>> Start Records

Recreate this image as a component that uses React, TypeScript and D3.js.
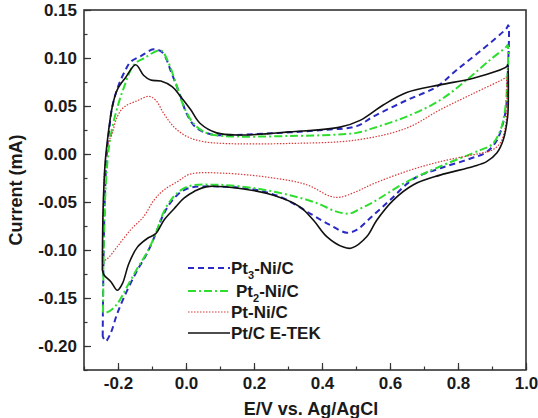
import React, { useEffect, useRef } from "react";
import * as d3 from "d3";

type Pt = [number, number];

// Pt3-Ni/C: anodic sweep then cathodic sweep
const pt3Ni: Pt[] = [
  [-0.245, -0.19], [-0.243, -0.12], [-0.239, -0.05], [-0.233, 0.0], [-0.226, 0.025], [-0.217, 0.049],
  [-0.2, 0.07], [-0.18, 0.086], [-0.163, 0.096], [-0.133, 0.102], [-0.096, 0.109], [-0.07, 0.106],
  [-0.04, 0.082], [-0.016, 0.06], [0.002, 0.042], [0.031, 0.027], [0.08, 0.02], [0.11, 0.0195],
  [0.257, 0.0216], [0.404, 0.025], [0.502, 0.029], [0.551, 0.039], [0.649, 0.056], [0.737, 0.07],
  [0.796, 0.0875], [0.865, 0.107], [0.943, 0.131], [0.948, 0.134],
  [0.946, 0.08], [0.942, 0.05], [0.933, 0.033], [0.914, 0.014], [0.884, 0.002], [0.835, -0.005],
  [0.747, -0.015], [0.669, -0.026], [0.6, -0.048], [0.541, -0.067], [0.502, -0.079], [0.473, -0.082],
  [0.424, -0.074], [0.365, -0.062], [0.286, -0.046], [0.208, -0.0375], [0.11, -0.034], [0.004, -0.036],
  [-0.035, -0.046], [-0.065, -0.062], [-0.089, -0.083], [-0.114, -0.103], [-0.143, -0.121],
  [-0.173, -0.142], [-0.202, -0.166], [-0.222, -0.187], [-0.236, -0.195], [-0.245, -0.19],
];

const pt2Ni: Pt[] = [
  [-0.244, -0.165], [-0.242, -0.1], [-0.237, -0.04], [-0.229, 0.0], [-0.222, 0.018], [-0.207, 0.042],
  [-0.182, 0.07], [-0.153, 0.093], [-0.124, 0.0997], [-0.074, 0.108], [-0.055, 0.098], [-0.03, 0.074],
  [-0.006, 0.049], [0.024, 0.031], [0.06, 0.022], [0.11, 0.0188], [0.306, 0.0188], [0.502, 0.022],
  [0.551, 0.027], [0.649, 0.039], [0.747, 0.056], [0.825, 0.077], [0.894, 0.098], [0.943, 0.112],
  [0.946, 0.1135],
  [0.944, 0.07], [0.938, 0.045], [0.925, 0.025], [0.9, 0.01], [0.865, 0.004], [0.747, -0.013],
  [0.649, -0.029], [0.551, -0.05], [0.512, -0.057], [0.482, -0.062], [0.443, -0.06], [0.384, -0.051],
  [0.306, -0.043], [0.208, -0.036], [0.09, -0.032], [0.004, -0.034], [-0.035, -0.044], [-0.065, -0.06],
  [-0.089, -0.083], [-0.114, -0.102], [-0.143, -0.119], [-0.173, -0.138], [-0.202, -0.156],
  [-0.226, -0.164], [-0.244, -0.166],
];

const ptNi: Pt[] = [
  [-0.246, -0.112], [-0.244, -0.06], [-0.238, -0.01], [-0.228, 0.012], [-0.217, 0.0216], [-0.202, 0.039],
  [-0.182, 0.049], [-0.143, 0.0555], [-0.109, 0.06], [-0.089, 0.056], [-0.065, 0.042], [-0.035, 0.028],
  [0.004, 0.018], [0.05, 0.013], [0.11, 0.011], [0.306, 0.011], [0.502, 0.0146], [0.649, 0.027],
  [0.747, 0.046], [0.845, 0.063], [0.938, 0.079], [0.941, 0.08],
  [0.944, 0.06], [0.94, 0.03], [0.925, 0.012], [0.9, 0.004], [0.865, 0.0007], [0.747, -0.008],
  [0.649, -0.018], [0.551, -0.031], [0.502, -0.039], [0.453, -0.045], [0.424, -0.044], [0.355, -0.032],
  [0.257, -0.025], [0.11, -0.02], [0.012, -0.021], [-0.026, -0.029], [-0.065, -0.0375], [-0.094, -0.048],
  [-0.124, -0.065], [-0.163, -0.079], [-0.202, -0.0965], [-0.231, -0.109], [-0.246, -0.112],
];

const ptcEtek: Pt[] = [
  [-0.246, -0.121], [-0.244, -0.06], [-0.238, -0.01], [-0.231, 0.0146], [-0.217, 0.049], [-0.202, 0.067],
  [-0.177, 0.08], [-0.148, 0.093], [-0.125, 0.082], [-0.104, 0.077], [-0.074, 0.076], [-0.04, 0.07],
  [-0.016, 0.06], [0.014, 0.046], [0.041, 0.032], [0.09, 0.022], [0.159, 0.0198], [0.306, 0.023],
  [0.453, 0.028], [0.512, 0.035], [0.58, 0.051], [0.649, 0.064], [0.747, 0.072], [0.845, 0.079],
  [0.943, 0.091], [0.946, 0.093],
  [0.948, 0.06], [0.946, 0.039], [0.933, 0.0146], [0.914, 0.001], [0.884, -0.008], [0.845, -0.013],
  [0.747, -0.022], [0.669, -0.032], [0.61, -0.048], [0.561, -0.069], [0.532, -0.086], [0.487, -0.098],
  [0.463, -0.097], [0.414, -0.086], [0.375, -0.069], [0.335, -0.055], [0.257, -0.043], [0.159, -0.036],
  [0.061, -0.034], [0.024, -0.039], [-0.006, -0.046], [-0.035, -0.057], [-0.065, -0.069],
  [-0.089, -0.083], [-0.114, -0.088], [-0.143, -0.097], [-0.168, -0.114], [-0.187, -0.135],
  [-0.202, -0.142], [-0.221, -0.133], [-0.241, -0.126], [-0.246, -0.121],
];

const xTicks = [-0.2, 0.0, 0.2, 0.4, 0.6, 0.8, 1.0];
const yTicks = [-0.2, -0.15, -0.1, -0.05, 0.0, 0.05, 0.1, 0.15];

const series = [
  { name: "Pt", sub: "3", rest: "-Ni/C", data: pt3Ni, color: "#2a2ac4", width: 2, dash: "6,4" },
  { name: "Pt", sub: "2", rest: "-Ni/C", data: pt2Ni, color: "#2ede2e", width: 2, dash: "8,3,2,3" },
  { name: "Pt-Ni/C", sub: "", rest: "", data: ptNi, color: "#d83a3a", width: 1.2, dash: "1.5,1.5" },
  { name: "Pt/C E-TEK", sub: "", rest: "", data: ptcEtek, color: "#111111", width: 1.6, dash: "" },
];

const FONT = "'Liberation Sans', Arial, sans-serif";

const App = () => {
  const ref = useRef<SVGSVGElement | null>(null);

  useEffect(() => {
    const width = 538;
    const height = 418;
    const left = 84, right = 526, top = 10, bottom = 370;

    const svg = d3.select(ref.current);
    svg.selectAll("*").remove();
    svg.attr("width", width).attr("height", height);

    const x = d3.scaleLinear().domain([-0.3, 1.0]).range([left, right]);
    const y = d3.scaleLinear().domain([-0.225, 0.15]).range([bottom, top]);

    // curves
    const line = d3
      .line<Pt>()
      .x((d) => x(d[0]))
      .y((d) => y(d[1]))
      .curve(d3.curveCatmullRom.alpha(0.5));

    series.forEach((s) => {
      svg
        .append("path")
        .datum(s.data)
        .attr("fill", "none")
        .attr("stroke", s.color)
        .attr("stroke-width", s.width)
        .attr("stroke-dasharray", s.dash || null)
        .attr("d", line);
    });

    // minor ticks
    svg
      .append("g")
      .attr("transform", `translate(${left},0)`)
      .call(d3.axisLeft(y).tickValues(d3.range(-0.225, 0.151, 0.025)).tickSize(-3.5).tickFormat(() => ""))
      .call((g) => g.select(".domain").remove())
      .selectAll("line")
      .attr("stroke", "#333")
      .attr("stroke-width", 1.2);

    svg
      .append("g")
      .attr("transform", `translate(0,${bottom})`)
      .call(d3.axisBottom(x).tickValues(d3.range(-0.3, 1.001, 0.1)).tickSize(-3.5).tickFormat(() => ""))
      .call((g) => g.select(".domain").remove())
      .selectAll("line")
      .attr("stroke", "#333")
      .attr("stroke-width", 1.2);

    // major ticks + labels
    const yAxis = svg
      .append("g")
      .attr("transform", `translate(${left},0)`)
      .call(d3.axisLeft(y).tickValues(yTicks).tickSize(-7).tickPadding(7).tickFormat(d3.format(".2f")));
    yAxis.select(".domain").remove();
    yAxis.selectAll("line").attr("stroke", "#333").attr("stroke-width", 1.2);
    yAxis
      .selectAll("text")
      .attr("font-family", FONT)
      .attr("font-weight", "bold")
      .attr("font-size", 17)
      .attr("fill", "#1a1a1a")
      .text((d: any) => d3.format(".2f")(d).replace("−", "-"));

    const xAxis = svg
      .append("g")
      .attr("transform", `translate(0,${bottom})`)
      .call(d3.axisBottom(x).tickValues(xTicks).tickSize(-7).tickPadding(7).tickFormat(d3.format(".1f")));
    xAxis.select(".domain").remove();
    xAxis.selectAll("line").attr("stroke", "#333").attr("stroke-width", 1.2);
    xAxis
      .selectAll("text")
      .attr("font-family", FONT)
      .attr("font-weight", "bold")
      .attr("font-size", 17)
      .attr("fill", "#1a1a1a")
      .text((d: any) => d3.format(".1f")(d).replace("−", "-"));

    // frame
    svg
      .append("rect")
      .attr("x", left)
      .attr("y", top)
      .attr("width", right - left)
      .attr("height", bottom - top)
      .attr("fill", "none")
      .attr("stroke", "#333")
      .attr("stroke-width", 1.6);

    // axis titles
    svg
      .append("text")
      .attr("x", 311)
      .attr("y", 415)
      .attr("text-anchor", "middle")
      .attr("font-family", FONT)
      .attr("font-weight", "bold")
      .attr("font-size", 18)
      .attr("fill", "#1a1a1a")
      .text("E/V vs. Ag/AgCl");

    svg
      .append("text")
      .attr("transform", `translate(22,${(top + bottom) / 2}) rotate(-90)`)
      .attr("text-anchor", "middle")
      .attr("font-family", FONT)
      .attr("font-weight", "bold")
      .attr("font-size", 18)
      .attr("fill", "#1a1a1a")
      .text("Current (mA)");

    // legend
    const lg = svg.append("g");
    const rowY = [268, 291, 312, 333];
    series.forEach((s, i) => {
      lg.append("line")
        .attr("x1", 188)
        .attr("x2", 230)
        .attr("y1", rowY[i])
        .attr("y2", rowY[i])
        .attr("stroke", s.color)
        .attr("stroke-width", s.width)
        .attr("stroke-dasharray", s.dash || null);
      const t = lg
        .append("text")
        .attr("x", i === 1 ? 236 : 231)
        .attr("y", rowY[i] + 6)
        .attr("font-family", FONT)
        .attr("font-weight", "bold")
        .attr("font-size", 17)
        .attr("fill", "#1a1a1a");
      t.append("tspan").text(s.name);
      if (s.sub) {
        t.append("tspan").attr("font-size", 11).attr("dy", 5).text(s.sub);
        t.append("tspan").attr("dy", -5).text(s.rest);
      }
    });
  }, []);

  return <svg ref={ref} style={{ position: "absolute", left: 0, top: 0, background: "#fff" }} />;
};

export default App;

>> End Records
>> Start Records

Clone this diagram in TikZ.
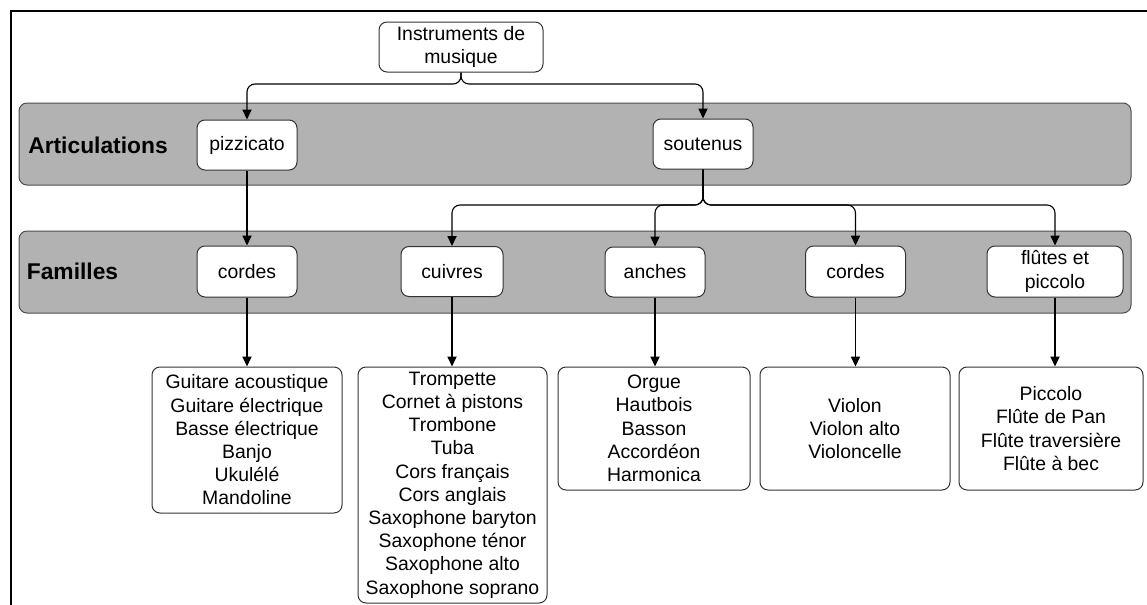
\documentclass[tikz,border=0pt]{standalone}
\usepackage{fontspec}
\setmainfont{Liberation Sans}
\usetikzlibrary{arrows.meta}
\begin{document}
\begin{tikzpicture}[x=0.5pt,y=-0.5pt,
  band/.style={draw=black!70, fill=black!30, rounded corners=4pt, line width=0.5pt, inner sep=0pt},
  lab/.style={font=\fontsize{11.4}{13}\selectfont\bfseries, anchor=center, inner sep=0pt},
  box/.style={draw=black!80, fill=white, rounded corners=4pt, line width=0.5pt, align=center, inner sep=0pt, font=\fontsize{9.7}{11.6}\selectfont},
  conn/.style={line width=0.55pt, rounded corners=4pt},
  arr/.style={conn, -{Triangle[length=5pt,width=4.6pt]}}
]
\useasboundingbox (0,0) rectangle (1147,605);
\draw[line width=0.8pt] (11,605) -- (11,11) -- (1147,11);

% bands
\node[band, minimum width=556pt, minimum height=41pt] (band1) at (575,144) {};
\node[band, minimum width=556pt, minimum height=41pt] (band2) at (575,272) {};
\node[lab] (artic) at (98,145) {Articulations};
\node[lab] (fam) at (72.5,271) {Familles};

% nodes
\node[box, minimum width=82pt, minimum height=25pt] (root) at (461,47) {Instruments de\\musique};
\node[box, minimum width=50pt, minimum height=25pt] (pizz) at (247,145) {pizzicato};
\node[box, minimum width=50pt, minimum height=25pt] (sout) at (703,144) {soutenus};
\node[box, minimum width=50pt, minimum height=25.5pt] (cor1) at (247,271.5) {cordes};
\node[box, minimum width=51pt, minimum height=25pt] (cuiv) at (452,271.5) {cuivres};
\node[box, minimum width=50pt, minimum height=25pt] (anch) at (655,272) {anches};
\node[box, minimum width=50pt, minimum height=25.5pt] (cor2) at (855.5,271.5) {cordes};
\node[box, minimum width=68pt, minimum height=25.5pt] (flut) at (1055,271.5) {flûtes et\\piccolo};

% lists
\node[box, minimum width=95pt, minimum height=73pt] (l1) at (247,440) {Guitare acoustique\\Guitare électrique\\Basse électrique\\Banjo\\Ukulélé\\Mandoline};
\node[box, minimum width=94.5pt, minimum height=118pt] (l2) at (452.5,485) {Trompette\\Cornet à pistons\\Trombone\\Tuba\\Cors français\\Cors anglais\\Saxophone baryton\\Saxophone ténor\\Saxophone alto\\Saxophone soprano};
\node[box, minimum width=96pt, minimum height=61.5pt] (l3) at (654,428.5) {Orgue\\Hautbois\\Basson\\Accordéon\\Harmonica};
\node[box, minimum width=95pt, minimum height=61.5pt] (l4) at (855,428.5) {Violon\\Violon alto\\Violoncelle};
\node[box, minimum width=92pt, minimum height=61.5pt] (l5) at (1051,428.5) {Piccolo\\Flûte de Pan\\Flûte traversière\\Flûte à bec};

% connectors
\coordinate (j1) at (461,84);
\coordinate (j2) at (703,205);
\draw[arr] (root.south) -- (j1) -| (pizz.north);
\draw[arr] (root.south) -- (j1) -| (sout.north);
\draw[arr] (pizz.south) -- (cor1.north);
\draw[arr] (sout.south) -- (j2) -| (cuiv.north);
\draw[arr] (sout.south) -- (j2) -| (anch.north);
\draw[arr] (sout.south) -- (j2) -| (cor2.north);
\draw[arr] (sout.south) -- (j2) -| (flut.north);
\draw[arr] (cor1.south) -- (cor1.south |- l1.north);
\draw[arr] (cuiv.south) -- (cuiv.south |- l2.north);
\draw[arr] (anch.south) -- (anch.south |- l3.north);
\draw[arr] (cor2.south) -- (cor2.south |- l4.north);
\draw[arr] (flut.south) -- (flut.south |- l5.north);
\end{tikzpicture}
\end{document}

>> End Records
>> Start Records

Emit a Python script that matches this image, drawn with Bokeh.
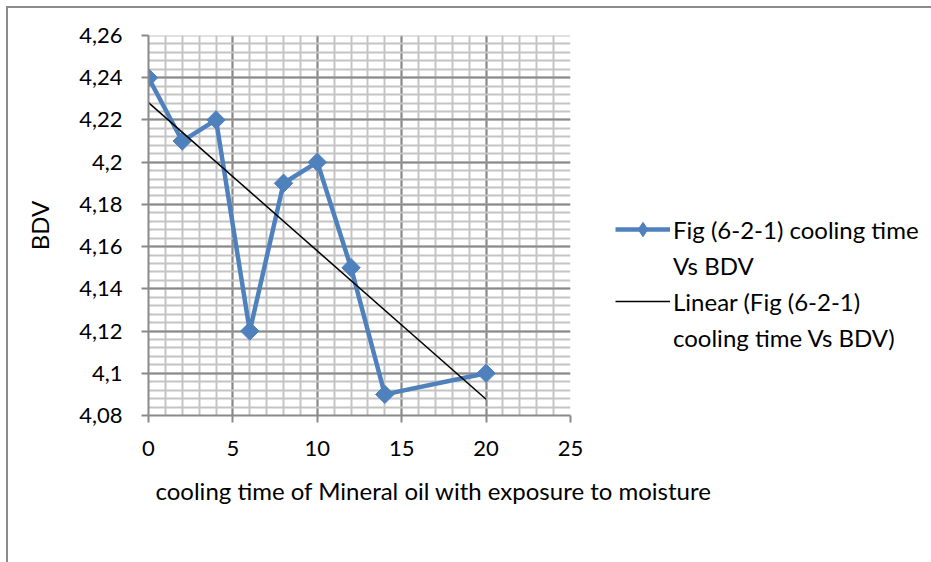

>> End Records

§ Aim of the task
Tally up the lines of the listing containing the word "React". Give only the total.

§ Response
2